**Record excerpts**
⁂

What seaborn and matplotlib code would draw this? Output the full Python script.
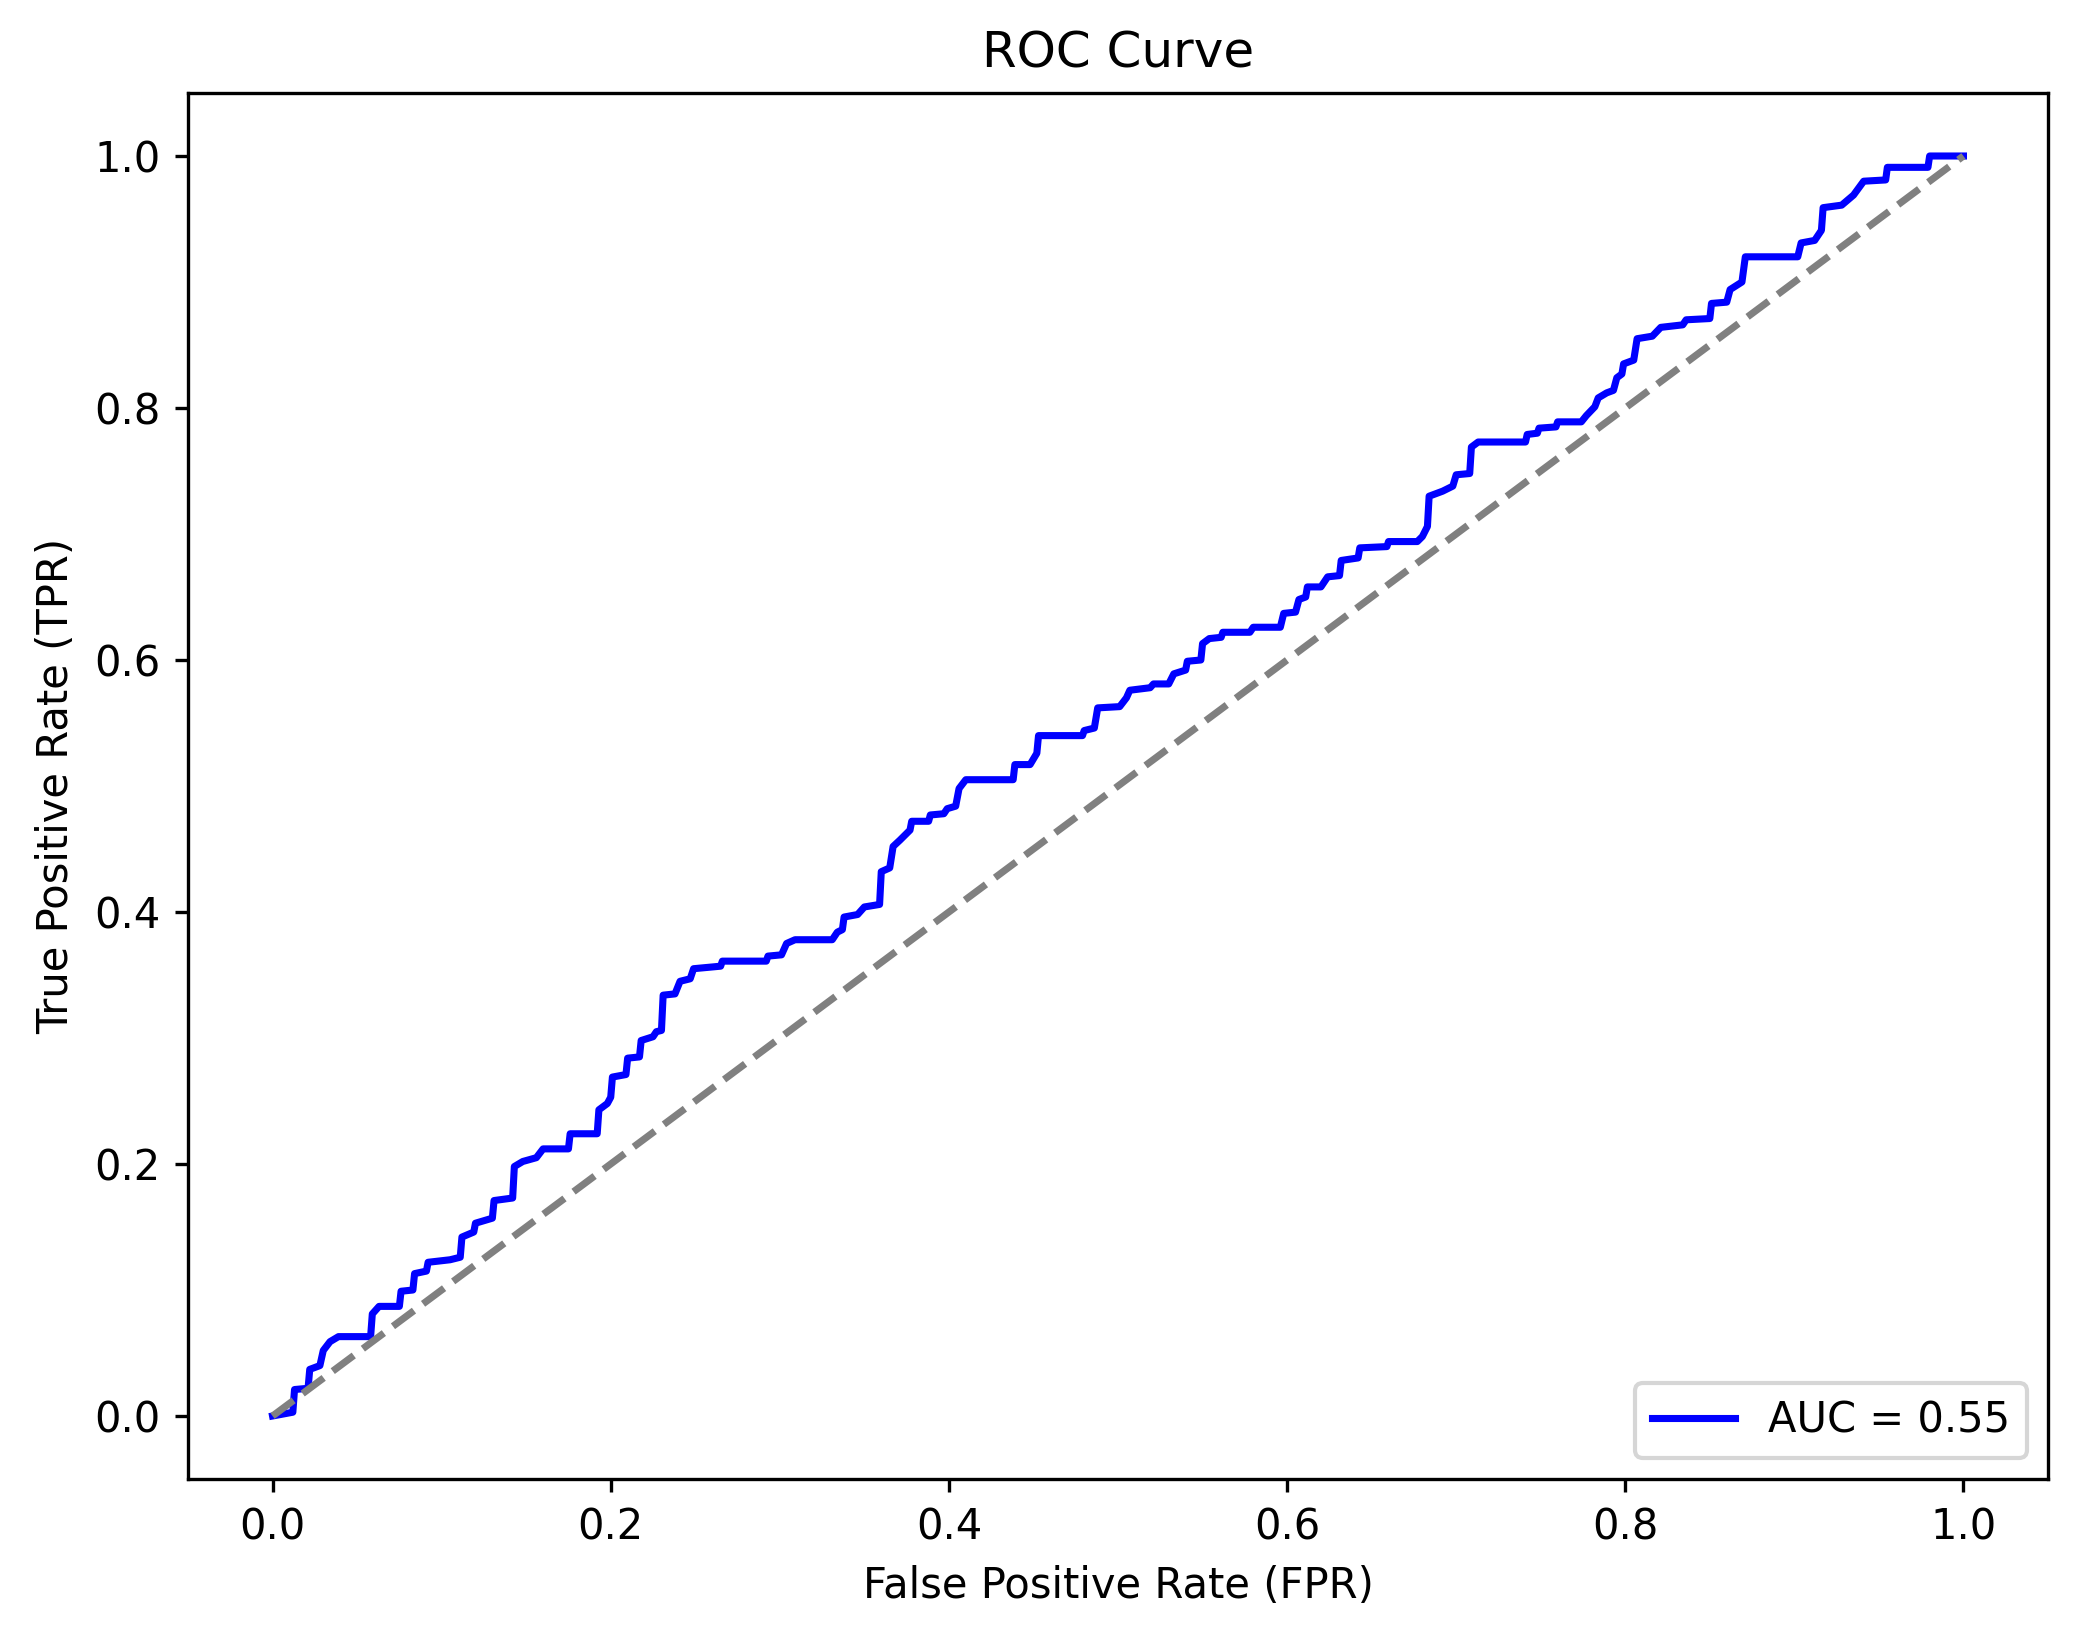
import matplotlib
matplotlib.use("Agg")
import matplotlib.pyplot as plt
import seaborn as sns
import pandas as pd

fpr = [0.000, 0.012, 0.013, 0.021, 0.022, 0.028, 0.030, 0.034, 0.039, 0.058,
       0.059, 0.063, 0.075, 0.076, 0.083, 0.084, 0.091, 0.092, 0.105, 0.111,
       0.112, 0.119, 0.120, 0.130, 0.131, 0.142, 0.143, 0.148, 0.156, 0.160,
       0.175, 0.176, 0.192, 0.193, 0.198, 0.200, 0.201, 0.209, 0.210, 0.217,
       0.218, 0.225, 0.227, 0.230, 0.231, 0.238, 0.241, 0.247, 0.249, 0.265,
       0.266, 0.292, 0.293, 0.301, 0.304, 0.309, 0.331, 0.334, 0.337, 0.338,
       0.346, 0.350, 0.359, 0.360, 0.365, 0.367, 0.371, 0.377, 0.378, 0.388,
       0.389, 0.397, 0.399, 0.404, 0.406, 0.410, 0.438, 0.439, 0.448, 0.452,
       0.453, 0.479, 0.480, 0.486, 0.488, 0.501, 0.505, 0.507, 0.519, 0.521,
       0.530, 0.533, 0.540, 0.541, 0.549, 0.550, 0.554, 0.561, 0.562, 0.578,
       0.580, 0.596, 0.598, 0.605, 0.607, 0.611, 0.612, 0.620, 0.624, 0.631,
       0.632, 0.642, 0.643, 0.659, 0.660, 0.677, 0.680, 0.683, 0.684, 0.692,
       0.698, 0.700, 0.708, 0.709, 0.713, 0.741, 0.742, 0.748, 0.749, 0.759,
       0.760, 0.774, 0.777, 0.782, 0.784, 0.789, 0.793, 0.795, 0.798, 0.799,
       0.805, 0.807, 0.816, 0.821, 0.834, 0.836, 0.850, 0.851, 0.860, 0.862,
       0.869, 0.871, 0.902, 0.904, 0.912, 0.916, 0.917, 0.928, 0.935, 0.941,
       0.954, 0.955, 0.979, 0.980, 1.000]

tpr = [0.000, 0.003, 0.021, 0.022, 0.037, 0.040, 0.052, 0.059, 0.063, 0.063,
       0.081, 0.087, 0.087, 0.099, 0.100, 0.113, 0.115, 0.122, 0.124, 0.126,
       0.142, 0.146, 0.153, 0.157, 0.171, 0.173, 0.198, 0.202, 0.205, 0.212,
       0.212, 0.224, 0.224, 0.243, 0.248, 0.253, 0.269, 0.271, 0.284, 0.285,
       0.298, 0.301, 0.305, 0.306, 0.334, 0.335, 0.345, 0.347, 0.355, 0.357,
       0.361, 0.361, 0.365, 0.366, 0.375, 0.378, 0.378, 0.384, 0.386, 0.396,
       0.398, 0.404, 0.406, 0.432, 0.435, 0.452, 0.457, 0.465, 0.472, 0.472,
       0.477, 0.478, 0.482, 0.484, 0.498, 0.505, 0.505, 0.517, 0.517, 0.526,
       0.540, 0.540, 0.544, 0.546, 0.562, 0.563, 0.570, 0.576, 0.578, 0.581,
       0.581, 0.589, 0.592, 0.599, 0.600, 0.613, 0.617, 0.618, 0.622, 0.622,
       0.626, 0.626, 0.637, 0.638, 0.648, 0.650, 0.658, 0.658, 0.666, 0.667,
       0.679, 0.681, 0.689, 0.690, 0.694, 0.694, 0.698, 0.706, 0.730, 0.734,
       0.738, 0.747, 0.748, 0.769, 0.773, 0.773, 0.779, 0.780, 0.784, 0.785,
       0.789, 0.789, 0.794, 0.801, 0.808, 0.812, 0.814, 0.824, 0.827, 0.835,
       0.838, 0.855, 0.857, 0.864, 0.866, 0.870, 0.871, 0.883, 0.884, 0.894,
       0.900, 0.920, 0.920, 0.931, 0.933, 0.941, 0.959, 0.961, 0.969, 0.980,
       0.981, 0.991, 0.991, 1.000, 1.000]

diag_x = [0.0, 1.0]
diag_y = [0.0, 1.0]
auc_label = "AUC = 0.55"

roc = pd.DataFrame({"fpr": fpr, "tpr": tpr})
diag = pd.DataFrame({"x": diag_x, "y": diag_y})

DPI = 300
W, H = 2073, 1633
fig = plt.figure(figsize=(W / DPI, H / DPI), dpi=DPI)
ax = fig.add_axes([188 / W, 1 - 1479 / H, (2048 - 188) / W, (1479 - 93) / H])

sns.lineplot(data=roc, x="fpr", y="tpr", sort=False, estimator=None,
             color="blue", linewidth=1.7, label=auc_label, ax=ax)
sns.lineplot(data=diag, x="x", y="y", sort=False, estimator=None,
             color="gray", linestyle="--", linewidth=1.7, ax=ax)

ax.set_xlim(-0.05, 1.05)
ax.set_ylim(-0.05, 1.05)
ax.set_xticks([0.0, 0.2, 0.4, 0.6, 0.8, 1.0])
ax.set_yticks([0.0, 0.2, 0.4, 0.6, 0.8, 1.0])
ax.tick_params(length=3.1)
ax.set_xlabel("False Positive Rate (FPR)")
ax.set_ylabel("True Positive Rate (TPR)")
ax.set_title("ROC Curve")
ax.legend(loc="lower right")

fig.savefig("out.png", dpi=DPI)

⁂

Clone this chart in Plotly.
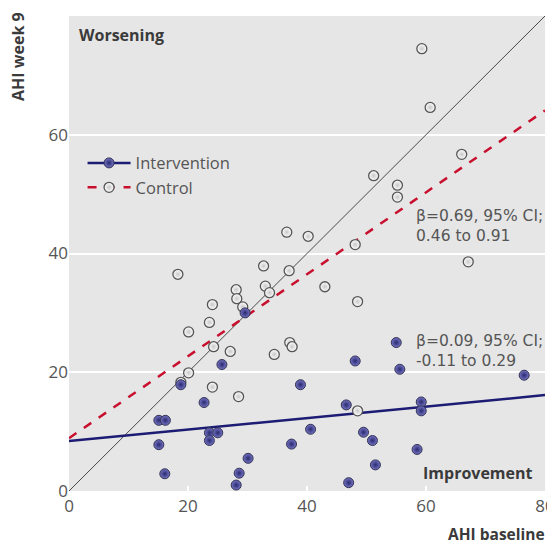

⁂

**What to do**
Do not copy any pictures. Retype exactly the stretch from the line with "What seaborn and" through the line with "import pandas as pd".

**Answer to this task**
What seaborn and matplotlib code would draw this? Output the full Python script.
import matplotlib
matplotlib.use("Agg")
import matplotlib.pyplot as plt
import seaborn as sns
import pandas as pd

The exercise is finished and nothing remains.